O Teatro Nacional D. Maria II apresentou 216 espectáculos e 115 outros eventos, atingindo mais de 40 000 espectadores. Realizou 43 espectáculos fora de Lisboa. Teve uma taxa de ocupação superior a 65%, considerando os espectáculos apresentados. As receitas de bilheteira verificaram um aumento superior a 17% relativamente a 2004.

Era interessante avaliar, por exemplo, que, nos últimos 5 anos, o actual director é já o quarto escolhido pelos diferentes governos. O recorde temporal máximo à frente desta importante instituição é de apenas 2 anos. Era indispensável verificar que exigência político-partidária determina esta instabilidade, impedindo a planificação de objectivos estratégicos e a sua concretização.

Mas, ocupadíssimos, os governantes, nesta sede de pote do poder que os hipnotiza, particularmente desde Julho, quando iniciaram as mudanças de chefias nas quatro delegações regionais, na Torre do Tombo, no Instituto Português do Livro e das Bibliotecas, no Instituto Português do Património Arquitectónico, no Instituto das Artes, na Biblioteca Nacional, no Instituto do Cinema e Audiovisual e Multimédia, na Administração do Centro Cultural de Belém, o Governo e, sobretudo, o Ministério da Cultura não têm efectivamente tempo para trabalhar a sério, em diálogo com os parceiros, numa área que a governação prefere votar ao esquecimento e ao subfinanciamento.

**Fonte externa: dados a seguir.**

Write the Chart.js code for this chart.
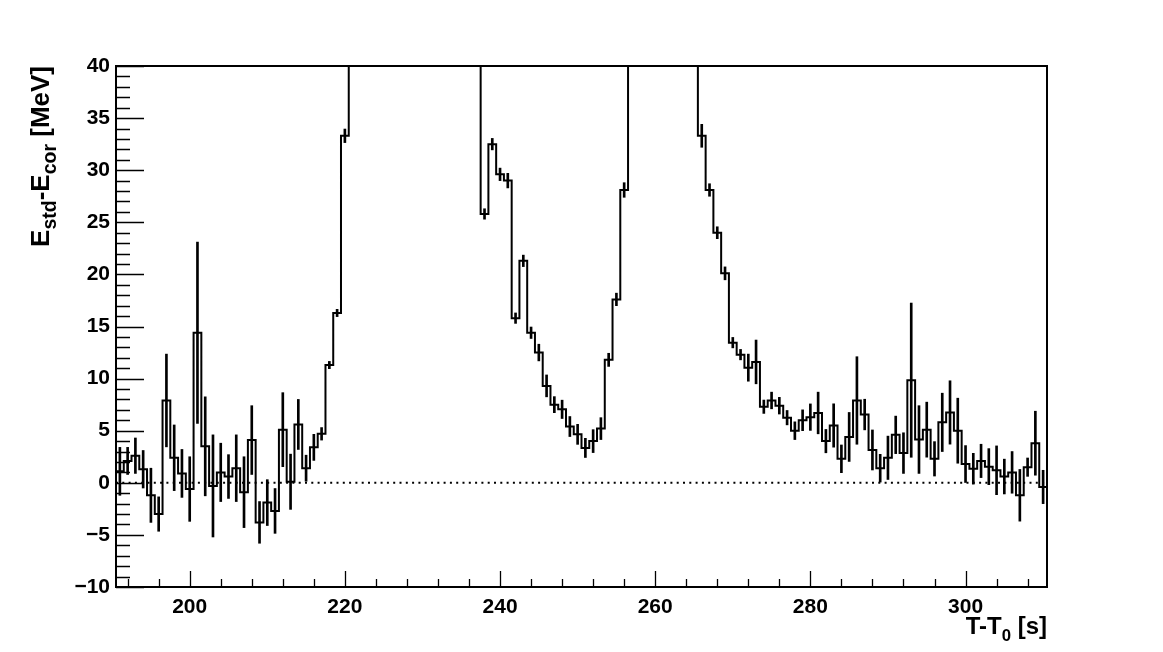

É por isso que não cumpriram os diplomas legais que consagravam os apoios à música, à dança e ao teatro. É por isso que não se abriram concursos a que a tutela estava obrigada. É por isso que os institutos dependentes do Ministério da Cultura são esvaziados e subfinanciados, para soçobrarem nas suas intervenções.

Sr. Presidente,
Sr. as e Srs. Deputados:

O que tem vindo a público na área da cultura não é, infelizmente, excepção, é regra deste Governo, mas não é por isso que deixa de ser um total escândalo. Um escândalo que o Governo pagará, estamos convictos, mas, até lá, ficarão as consequências.

Mas podem o Governo, o Sr. Primeiro-Ministro, a Sr.ª Ministra da Cultura e o Partido Socialista ter a certeza de que muitas podem ser as tentativas de populismo, de servidão de clientelas políticas, mas a cultura portuguesa, essa, é e será livre, contra a vossa vontade.